As mentioned in the “what’s next” section, I will look into these part once I have the means to upgrade my old mac. But I believe it will be easier to do this because of the larger number of parameters and layers. Again, this is just a demonstration of how to solve the inner, outer alignment problem and corrigibility in a single method. As things go complex in this method utilizing a learning rates, batching, epochs and number of quality archetypal data will matter. This method can scale as the need arises. But that requires a team effort which I’m looking to address at for the moment.

The AP finetuned model seems vulnerable to LM gaslighting the same way ChatGPT is. This does not seem to be an improvement over OAI’s Instruct fine-tuning or whatever they did to GPT-4.

sorry I’m not familiar with LM gaslighting.

Based on what I can tell, AP fine-tuning will lead to the AI more likely simulating the relevant AP and its tokens will be what the simulator thinks the AP would return next.
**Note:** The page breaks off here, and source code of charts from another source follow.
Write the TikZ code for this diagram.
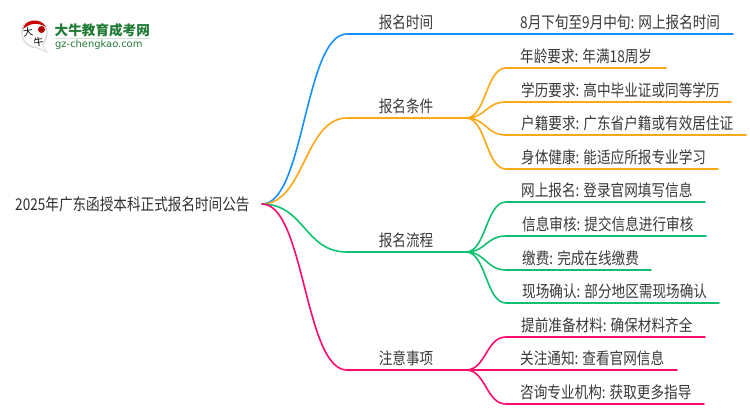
\documentclass[tikz,border=0pt]{standalone}
\usepackage{fontspec}
\setmainfont[FakeStretch=0.835]{Noto Sans CJK SC}
\newfontfamily\logocjk{Noto Sans CJK SC}
\newfontfamily\latinlogo{DejaVu Sans}
\definecolor{cblue}{HTML}{1890FF}
\definecolor{corange}{HTML}{FAA814}
\definecolor{cgreen}{HTML}{10C070}
\definecolor{cpink}{HTML}{FF0A6E}
\definecolor{logogreen}{HTML}{1F7A35}
\usetikzlibrary{calc}
\tikzset{
  x=1pt,y=-1pt,
  rootlabel/.style={anchor=west,inner sep=0pt,font=\fontsize{16.3}{17}\selectfont,text=black!82},
  mainlabel/.style={anchor=base,inner sep=0pt,font=\fontsize{16.3}{17}\selectfont,text=black!78},
  leaflabel/.style={anchor=base west,inner sep=0pt,font=\fontsize{16.3}{17}\selectfont,text=black!78},
  wire/.style={line width=1.6pt,line cap=round},
}
\newcommand{\branch}[3]{\path (#2) -- (#3) coordinate[midway] (mm);
  \draw[wire,#1] (#2) .. controls (mm |- #2) and (mm |- #3) .. (#3);}
\begin{document}
\begin{tikzpicture}
\useasboundingbox (0,0) rectangle (750,410);
% root
\node[rootlabel] (root) at (15,204) {2025年广东函授本科正式报名时间公告};
\coordinate (r) at (262,204);
% main points
\coordinate (a0) at (347,34);  \coordinate (a1) at (733,34);
\coordinate (b0) at (347,118); \coordinate (b1) at (466,118);
\coordinate (c0) at (347,252); \coordinate (c1) at (466,252);
\coordinate (d0) at (347,370); \coordinate (d1) at (466,370);
% orange leaves
\coordinate (b2a) at (506,68);  \coordinate (b3a) at (666,68);
\coordinate (b2b) at (506,102); \coordinate (b3b) at (731,102);
\coordinate (b2c) at (506,135); \coordinate (b3c) at (746,135);
\coordinate (b2d) at (506,169); \coordinate (b3d) at (718,169);
% green leaves
\coordinate (c2a) at (506,202); \coordinate (c3a) at (705,202);
\coordinate (c2b) at (506,236); \coordinate (c3b) at (706,236);
\coordinate (c2c) at (506,270); \coordinate (c3c) at (651,270);
\coordinate (c2d) at (506,303); \coordinate (c3d) at (719,303);
% pink leaves
\coordinate (d2a) at (506,337); \coordinate (d3a) at (705,337);
\coordinate (d2b) at (506,370); \coordinate (d3b) at (677,370);
\coordinate (d2c) at (506,404); \coordinate (d3c) at (704,404);
% connectors
\branch{cblue}{r}{a0}
\draw[wire,cblue] (a0) -- (a1);
\branch{corange}{r}{b0}
\draw[wire,corange] (b0) -- (b1);
\foreach \k in {a,b,c,d}{
  \branch{corange}{b1}{b2\k}
  \draw[wire,corange] (b2\k) -- (b3\k);
}
\branch{cgreen}{r}{c0}
\draw[wire,cgreen] (c0) -- (c1);
\foreach \k in {a,b,c,d}{
  \branch{cgreen}{c1}{c2\k}
  \draw[wire,cgreen] (c2\k) -- (c3\k);
}
\branch{cpink}{r}{d0}
\draw[wire,cpink] (d0) -- (d1);
\foreach \k in {a,b,c}{
  \branch{cpink}{d1}{d2\k}
  \draw[wire,cpink] (d2\k) -- (d3\k);
}
% main labels
\node[mainlabel] (ta) at (406,28) {报名时间};
\node[mainlabel] (tb) at (406,112) {报名条件};
\node[mainlabel] (tc) at (406,246) {报名流程};
\node[mainlabel] (td) at (406,364) {注意事项};
% leaf labels
\node[leaflabel] (la) at (520,28) {8月下旬至9月中旬: 网上报名时间};
\node[leaflabel] (lb1) at (520,62) {年龄要求: 年满18周岁};
\node[leaflabel] (lb2) at (521,96) {学历要求: 高中毕业证或同等学历};
\node[leaflabel] (lb3) at (521,129) {户籍要求: 广东省户籍或有效居住证};
\node[leaflabel] (lb4) at (521,163) {身体健康: 能适应所报专业学习};
\node[leaflabel] (lc1) at (521,196) {网上报名: 登录官网填写信息};
\node[leaflabel] (lc2) at (522,230) {信息审核: 提交信息进行审核};
\node[leaflabel] (lc3) at (522,264) {缴费: 完成在线缴费};
\node[leaflabel] (lc4) at (522,297) {现场确认: 部分地区需现场确认};
\node[leaflabel] (ld1) at (521,331) {提前准备材料: 确保材料齐全};
\node[leaflabel] (ld2) at (520,364) {关注通知: 查看官网信息};
\node[leaflabel] (ld3) at (520,398) {咨询专业机构: 获取更多指导};
% logo
\fill[black!14] (26,22) .. controls (17,26) and (20,48) .. (36,48) -- (48,53) -- (43,45) .. controls (50,38) and (49,24) .. (40,21) -- cycle;
\fill[white] (27,23) .. controls (19,27) and (21,46) .. (36,46.5) -- (45.5,51) -- (41.5,44.5) .. controls (48,38) and (47,25) .. (40,22) -- cycle;
\fill[red!78!black] (23,29) .. controls (25,19) and (40,17) .. (46,27) .. controls (38,22.5) and (31,22.5) .. (23,29) -- cycle;
\fill[red!70!black] (41.5,29.5) circle[radius=3.5];
\node[inner sep=0pt,font=\logocjk\fontsize{10}{10}\selectfont,text=black,rotate=8] (lg1) at (28,32) {大};
\node[inner sep=0pt,font=\logocjk\fontsize{10}{10}\selectfont,text=black,rotate=8] (lg2) at (38.5,42) {牛};
\node[anchor=west,inner sep=0pt,font=\logocjk\fontsize{13.6}{14}\bfseries\selectfont,text=logogreen] (lg3) at (54.5,30) {大牛教育成考网};
\draw[line width=0.6pt,logogreen!20] (55,38.5) -- (150,38.5);
\node[anchor=west,inner sep=0pt,font=\latinlogo\fontsize{9.9}{11}\selectfont,text=logogreen] (lg4) at (55,45) {gz-chengkao.com};
\end{tikzpicture}
\end{document}
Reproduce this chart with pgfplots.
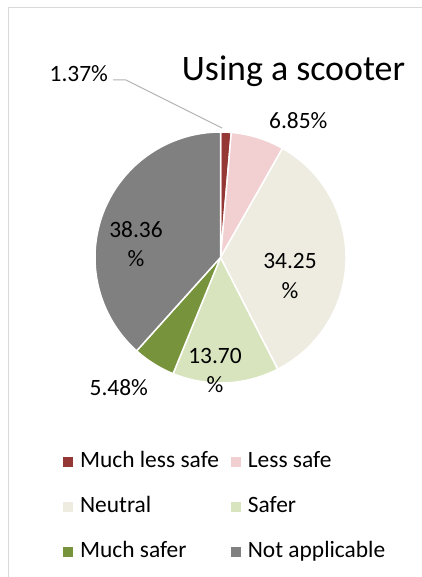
\documentclass[border=0pt]{standalone}
\usepackage{pgfplots}
\pgfplotsset{compat=1.18}
\usepackage{pgfplotstable}
\usepackage{fontspec}
\setmainfont{Carlito}
\definecolor{c1}{HTML}{953735}
\definecolor{c2}{HTML}{F2D0D1}
\definecolor{c3}{HTML}{EEECE1}
\definecolor{c4}{HTML}{D7E4BD}
\definecolor{c5}{HTML}{77933C}
\definecolor{c6}{HTML}{808080}
\definecolor{frame}{HTML}{D9D9D9}
\pgfplotstableread{
label value color
{Much less safe} 1.37 c1
{Less safe} 6.85 c2
{Neutral} 34.25 c3
{Safer} 13.70 c4
{Much safer} 5.48 c5
{Not applicable} 38.36 c6
}\piedata
\begin{document}
\begin{tikzpicture}
\begin{axis}[
  name=ax,
  width=422bp, height=577bp, scale only axis,
  xmin=0, xmax=422, ymin=0, ymax=577, y dir=reverse,
  hide axis, clip=false,
  legend columns=2,
  legend cell align=left,
  legend image code/.code={\fill[#1] (0bp,-4.5bp) rectangle (9bp,4.5bp);},
  legend style={at={(axis cs:60,447)}, anchor=north west, draw=none, fill=none,
    font=\fontsize{23.5}{28}\selectfont,
    nodes={text height=16bp, text depth=5bp, inner sep=2bp},
    row sep=20bp, column sep=5.5bp,
    /tikz/every even column/.append style={column sep=10bp}},
]
% frame
\draw[frame, line width=1.5bp] (axis cs:8.5,577) -- (axis cs:8.5,7.5) -- (axis cs:422,7.5);
% pie slices
\def\cum{0}
\pgfplotsforeachungrouped \i in {0,...,5}{%
  \pgfplotstablegetelem{\i}{value}\of\piedata \let\v\pgfplotsretval
  \pgfplotstablegetelem{\i}{color}\of\piedata \let\c\pgfplotsretval
  \pgfmathsetmacro\sa{90-3.6*\cum}%
  \pgfmathsetmacro\ea{90-3.6*(\cum+\v)}%
  \edef\temp{\noexpand\fill[\c, draw=white, line width=1.5bp, line join=round] (axis cs:220.5,257.5) -- ([shift={(\sa:125.5bp)}]axis cs:220.5,257.5) arc[start angle=\sa, end angle=\ea, radius=125.5bp] -- cycle;}%
  \temp
  \pgfmathsetmacro\cum{\cum+\v}%
}
\addlegendimage{c1}\addlegendentry{Much less safe}
\addlegendimage{c2}\addlegendentry{Less safe}
\addlegendimage{c3}\addlegendentry{Neutral}
\addlegendimage{c4}\addlegendentry{Safer}
\addlegendimage{c5}\addlegendentry{Much safer}
\addlegendimage{c6}\addlegendentry{Not applicable}
% title
\node[anchor=base, font=\fontsize{36}{40}\selectfont, inner sep=0pt] at (axis cs:293.5,80.7) {Using a scooter};
% labels
\begin{scope}[every node/.style={font=\fontsize{23.5}{29.5}\selectfont, inner sep=0pt, align=center}]
\node at (axis cs:78.8,73.7) {1.37\%};
\node at (axis cs:298.3,120.7) {6.85\%};
\node at (axis cs:290,276) {34.25\\\%};
\node at (axis cs:215,370.3) {13.70\\\%};
\node at (axis cs:118.8,387.2) {5.48\%};
\node at (axis cs:136,244) {38.36\\\%};
\end{scope}
\draw[gray!60, line width=1bp] (axis cs:113,80) -- (axis cs:126,80) -- (axis cs:222,128);
\end{axis}
\pgfresetboundingbox
\path (ax.south west) rectangle (ax.north east);
\end{tikzpicture}
\end{document}
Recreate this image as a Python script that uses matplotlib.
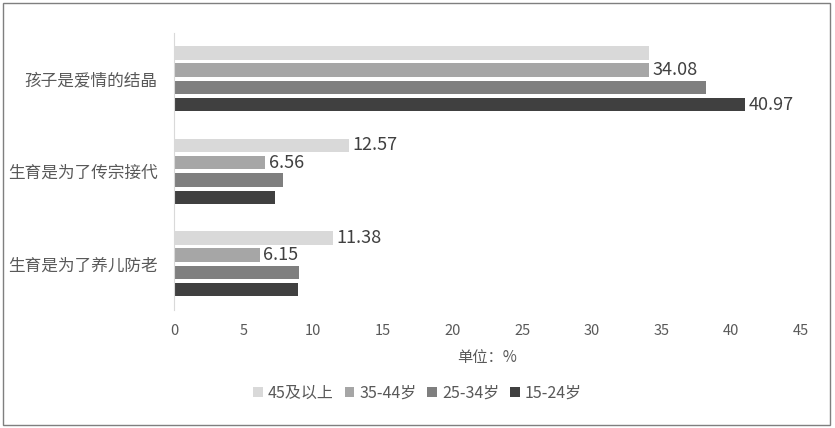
import matplotlib
matplotlib.use('Agg')
import matplotlib.pyplot as plt
from matplotlib.patches import Rectangle
import numpy as np

plt.rcParams['font.family'] = ['Noto Sans CJK SC', 'DejaVu Sans']

categories = ['孩子是爱情的结晶', '生育是为了传宗接代', '生育是为了养儿防老']
series_names = ['45及以上', '35-44岁', '25-34岁', '15-24岁']
values = {
    '45及以上': [34.1, 12.57, 11.38],
    '35-44岁': [34.08, 6.56, 6.15],
    '25-34岁': [38.2, 7.85, 8.95],
    '15-24岁': [40.97, 7.25, 8.9],
}
# only some bars carry a data label in the original
labels = {
    '45及以上': [None, '12.57', '11.38'],
    '35-44岁': ['34.08', '6.56', '6.15'],
    '25-34岁': [None, None, None],
    '15-24岁': ['40.97', None, None],
}
colors = ['#d9d9d9', '#a6a6a6', '#7f7f7f', '#404040']
text_color = '#595959'

fig = plt.figure(figsize=(8.35, 4.28), dpi=100)
ax = fig.add_axes([0.2084, 0.2757, 0.7509, 0.6483])

centers = np.arange(len(categories))
step = 0.187
height = 0.145
for i, name in enumerate(series_names):
    pos = centers + (i - 1.5) * step
    ax.barh(pos, values[name], height=height, color=colors[i], label=name)
    for p, v, lab in zip(pos, values[name], labels[name]):
        if lab:
            ax.text(v + 0.25, p, lab, va='center', ha='left', fontsize=13, color='#404040')

ax.set_ylim(2.5, -0.5)
ax.set_xlim(0, 45)
ax.set_xticks(range(0, 46, 5))
ax.set_yticks(centers)
ax.set_yticklabels(categories, fontsize=12)
ax.tick_params(axis='both', length=0, colors=text_color)
ax.tick_params(axis='x', pad=10, labelsize=10.5)
ax.tick_params(axis='y', pad=12)
for s in ['top', 'right', 'bottom']:
    ax.spines[s].set_visible(False)
ax.spines['left'].set_color('#d9d9d9')
ax.set_xlabel('单位：%', color=text_color, fontsize=11, labelpad=8)

leg = ax.legend(loc='center', bbox_to_anchor=(0.5, 0.082), bbox_transform=fig.transFigure,
                ncol=4, frameon=False, fontsize=11.5, labelcolor=text_color,
                handlelength=0.6, handleheight=0.6, handletextpad=0.3, columnspacing=0.7)

fig.add_artist(Rectangle((0.004, 0.007), 0.99, 0.985, transform=fig.transFigure,
                         fill=False, edgecolor='#7f7f7f', linewidth=1))

fig.savefig('out.png', dpi=100)
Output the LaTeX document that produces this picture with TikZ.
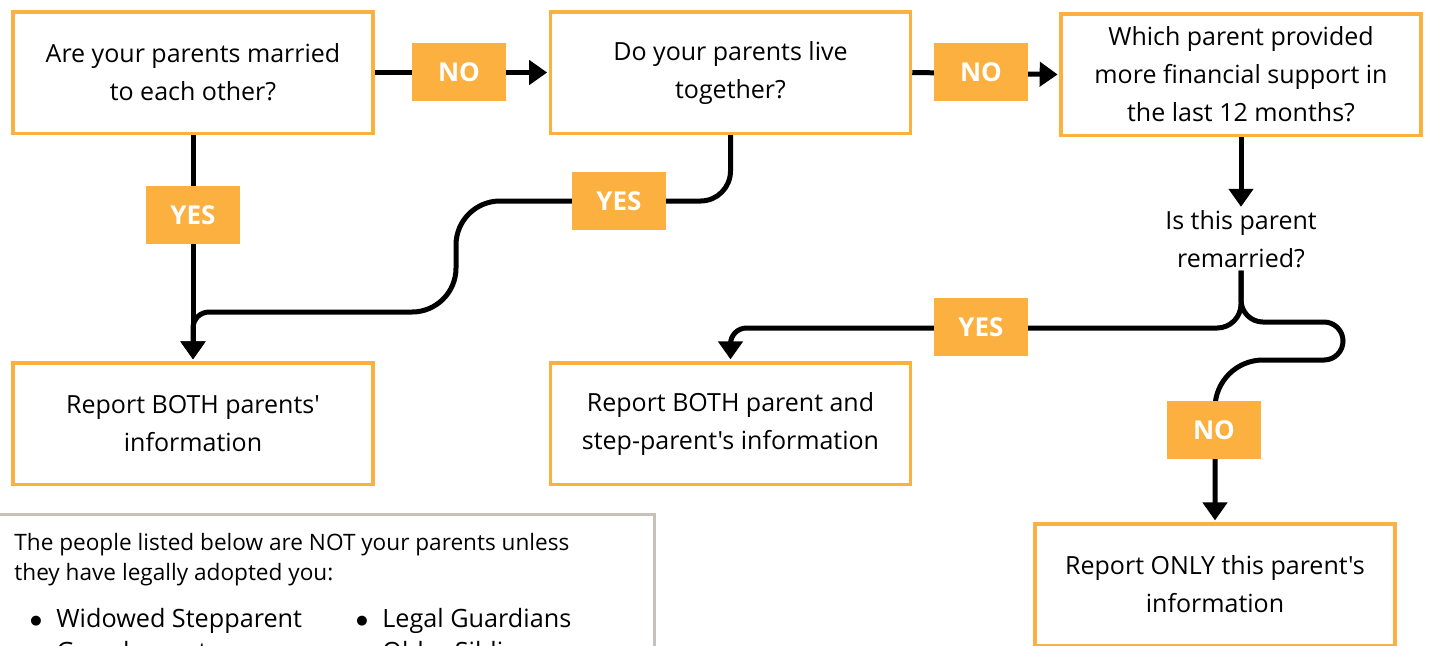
\documentclass[tikz,border=0pt]{standalone}
\usepackage{fontspec}
\setmainfont{Open Sans}[Ligatures=TeXOff]
\newfontfamily\dotfont{DejaVu Sans}
\usetikzlibrary{arrows.meta,positioning,calc}
\definecolor{flowgold}{RGB}{251,176,64}
\definecolor{notegray}{RGB}{200,193,186}
\newcommand{\listdot}{\makebox[13pt][l]{\raisebox{1.6pt}{\dotfont\fontsize{6.5}{8}\selectfont ●}}}
\tikzset{
     qbox/.style={draw=flowgold, line width=1.75pt, minimum width=180pt, minimum height=60.75pt,
        align=center, inner sep=0pt, font=\fontsize{12.5}{19}\selectfont},
      tag/.style = {fill=flowgold, text=white, minimum width=47pt, minimum height=29pt,
        inner sep=0pt, font=\fontsize{13}{15}\selectfont\bfseries},
      flow/.style = {black, line width=2.5pt, shorten >=0.8pt, -{Triangle[width=12pt,length=9pt]}},
      notetext/.style = {align=left, inner sep=0pt, font=\fontsize{11.3}{15}\selectfont},
      item/.style = {inner sep=0pt, anchor=west, font=\fontsize{12.6}{14}\selectfont},
      position/.style args={#1:#2 from #3}{
        at=(#3.#1), anchor=#1+180, shift=(#1:#2)
    },
    }

\begin{document}
\begin{tikzpicture}[x=0.5pt, y=-0.5pt]
        \useasboundingbox (0,0) rectangle (1429,645);
        \clip (0,0) rectangle (1429,645);
        % question and result boxes
        \node [qbox] (married) at (193,72.5) {Are your parents married\\to each other?};
        \node [qbox] (together) [position=0: 87pt from married] {Do your parents live\\together?};
        \node [qbox] (support) at (1241,74.5) {Which parent provided\\more financial support in\\the last 12 months?};
        \node [qbox] (both) [position=270: 113pt from married] {Report BOTH parents'\\information};
        \node [qbox] (step) [position=270: 113pt from together] {Report BOTH parent and\\step-parent's information};
        \node [qbox] (only) at (1215,584.5) {Report ONLY this parent's\\information};
        \node [align=center, inner sep=1pt, font=\fontsize{12.5}{19}\selectfont] (remarried) at (support.south |- 0,239.5) {Is this parent\\remarried?};
        % connectors
        \draw [flow] (married.east) -- (together.west);
        \draw [flow] (together.east) -- (support.west);
        \draw [flow] (married.south) -- (both.north);
        \draw [flow] (support.south) -- (remarried.north);
        \draw [flow, rounded corners=15pt] (together.south) -- (together.south |- 0,201)
              [rounded corners=22pt] -- (456,201) -- (456,312)
              [rounded corners=8pt] -- (both.north |- 0,312) -- (both.north);
        \draw [flow, rounded corners=12pt] (remarried.south) -- (remarried.south |- 0,328)
              [rounded corners=8pt] -- (step.north |- 0,328) -- (step.north);
        \draw [flow, rounded corners=11pt] (remarried.south) -- (remarried.south |- 0,322)
              [rounded corners=9.5pt] -- (1343,322) -- (1343,360)
              [rounded corners=24pt] -- (only.north |- 0,360) -- (only.north);
        % answer tags
        \node [tag] (noA) at (459,72) {NO};
        \node [tag] (noB) at (981,72) {NO};
        \node [tag] (yesA) at (193,215) {YES};
        \node [tag] (yesB) at (619,201) {YES};
        \node [tag] (yesC) at (981,327) {YES};
        \node [tag] (noC) at (1214,430) {NO};
        % note box
        \draw [notegray, line width=1.5pt] (-10,514) rectangle (654,720);
        \node [notetext, anchor=north west] (intro) at (14,533) {The people listed below are NOT your parents unless\\they have legally adopted you:};
        \node [item] (widowed) at (30,621) {\listdot Widowed Stepparent};
        \node [item] (guardians) at (356,621) {\listdot Legal Guardians};
        \node [item] (grand) at (30,654) {\listdot Grandparents};
        \node [item] (siblings) at (356,654) {\listdot Older Siblings};
\end{tikzpicture}
\end{document}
This means it is brittle to systems that leverage this model since they can simply beam search and ignore the shutdown beams. RLHF-like fine-tuning strategies probably perform better, according to my intuition.

has RLHF solved the problems I tried to solve in this project? Again this project is to demonstrate q new concept not an all in a bucket solution at the moment. But given that it is scalable, avoid all researcher /human, team, CEO or even investor biases… This is a strong candidate for an alignment solution.

Also, to correct—I call this the archetypal transfer learning method (ATL) for the fine tuning version. My original proposal to the alignment awards was to not use unstructured data because alignment issues arises from that. If I were to build an aligned AI system, I will not use random texts that doesn’t model our thinking. We think in archetypal patterns and 4chan, social media and reddit platforms are not the best sources. I’d rather books, scientific papers or scripts from podcasts… Like long form quality discussions are better sources of human thinking..

MiguelDev 27 Apr 2023 14:05 UTC
0 points
0
in reply to: Mitchell_Porter’s comment on: Archetypal Transfer Learning: a Proposed Alignment Solution that solves the Inner x Outer Alignment Problem while adding Corrigible Traits to GPT-2-medium
I believe so. When it worked I was emotional a bit. There is hope.